Replacement for get() in Query


#1

@davidanthoff The previous version of Query had get which was used to unwrap the value within the DataValue. Not sure what is the new workflow, but this query no longer works as occursin needs the actual string value.

@from b in df begin
        @where lowercase(b.City) == "san francisco" && b.State == "CA" && 
        occursin(r"\((.*), (.*)\)", b.Business_Location) 
    @select { b.DBA_Name, b.Source_Zipcode, b.NAICS_Code, b.NAICS_Code_Description, b.Business_Location }
    @collect DataFrame
end

Using get(b.Business_Location) throws:

ERROR: DataValues.DataValueException()
Stacktrace:
 [1] get at /Users/adrian/.julia/packages/DataValues/SNSrX/src/scalar/core.jl:75 [inlined]

Thanks!


#2

Also, without get, things like ismissing(b.Street_Address) also fail as it looks like the ismissing method is applied to the DataValue.


#3

All right, turns out that I needed to explicitly add and use DataValues?


#4

I came up with a working version - so now I think the problem was that I was trying to get a missing value. So missing values should be filtered out using DataValues.isna

using DataValues
@from b in df begin
        @where lowercase(b.City) == "san francisco" && b.State == "CA" && 
            ! isna(b.Business_Location) && 
            occursin(r"\((.*), (.*)\)", get(b.Business_Location)) 
    @select { b.DBA_Name, b.Source_Zipcode, b.NAICS_Code, b.NAICS_Code_Description, b.Business_Location }
    @collect DataFrame
end

#5

I believe get works still in the same way it always did? If gets the value if there is one, otherwise it throws an error. You can alternatively also use the [] syntax to get the value: b.Business_Location[] should also work.

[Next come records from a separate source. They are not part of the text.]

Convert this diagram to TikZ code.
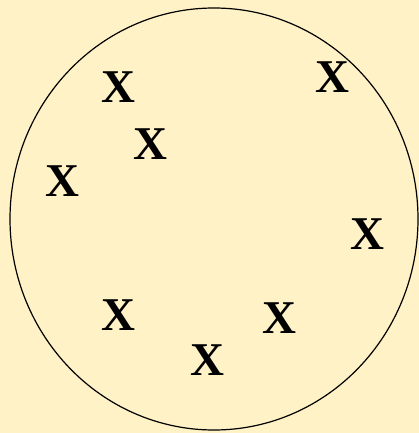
\documentclass[tikz,border=0pt]{standalone}
\usepackage{fontspec}
\setmainfont{Liberation Serif}
\definecolor{bg}{HTML}{FFF2C6}
\begin{document}
\begin{tikzpicture}[x=1pt,y=-1pt,
  xmark/.style={font=\fontsize{47}{47}\selectfont\bfseries, inner sep=0pt, anchor=center}]
\useasboundingbox[fill=bg] (0,0) rectangle (419,433);
\draw[line width=1.2pt, fill=bg] (214,219) ellipse [x radius=204, y radius=211];
\node[xmark] (x1) at (118,87) {X};
\node[xmark] (x2) at (332,77) {X};
\node[xmark] (x3) at (150,144) {X};
\node[xmark] (x4) at (62,181) {X};
\node[xmark] (x5) at (367,234) {X};
\node[xmark] (x6) at (118,315) {X};
\node[xmark] (x7) at (279,318) {X};
\node[xmark] (x8) at (207,360) {X};
\end{tikzpicture}
\end{document}
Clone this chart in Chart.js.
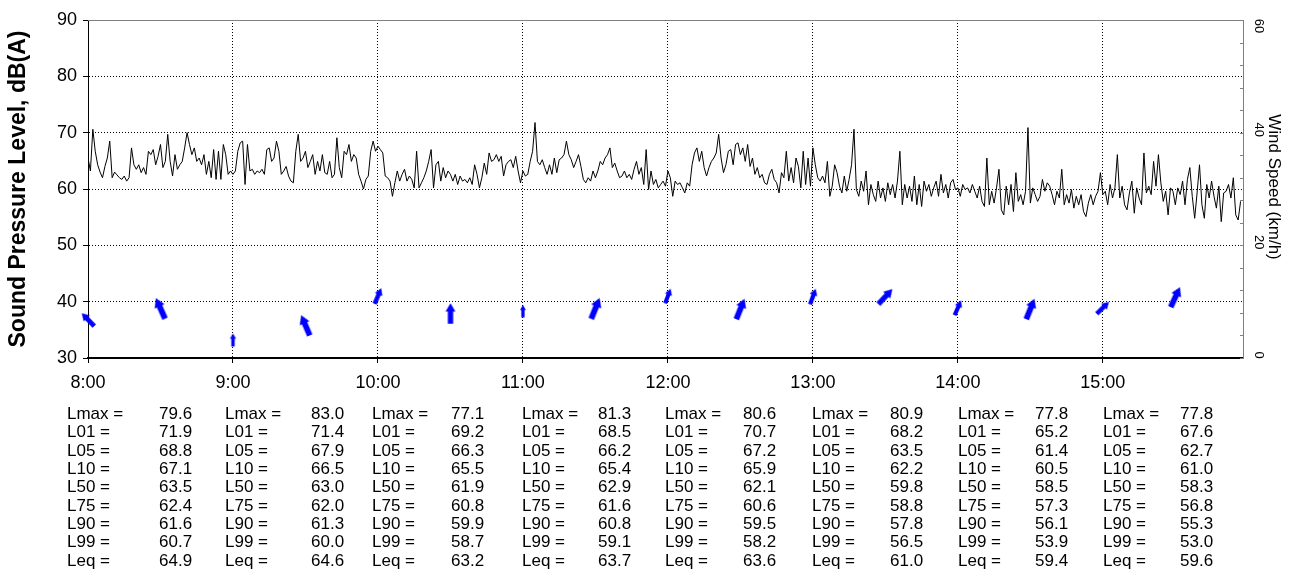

And yes, isna is the way to test for missing values.

We should probably just add a lifted version of occursin to DataValues.jl so that one can just use it without all of this extra effort. I put it onto the todo.


#6

IMHO it is better to return missing and not throw exception if value is missing.

And occursin also have to return missing (occursin(a, b::Missing) = missing) if we want to have better implemented this: “Julia provides support for representing missing values in the statistical sense” (source: missing.md)


#7

Queryverse.jl doesn’t use the Missing construction from base for missing values support. There are a whole bunch of requirements that Query.jl and friends have for a missing value story that are not met with the current Missing implementation in base, so we are using DataValues.jl instead.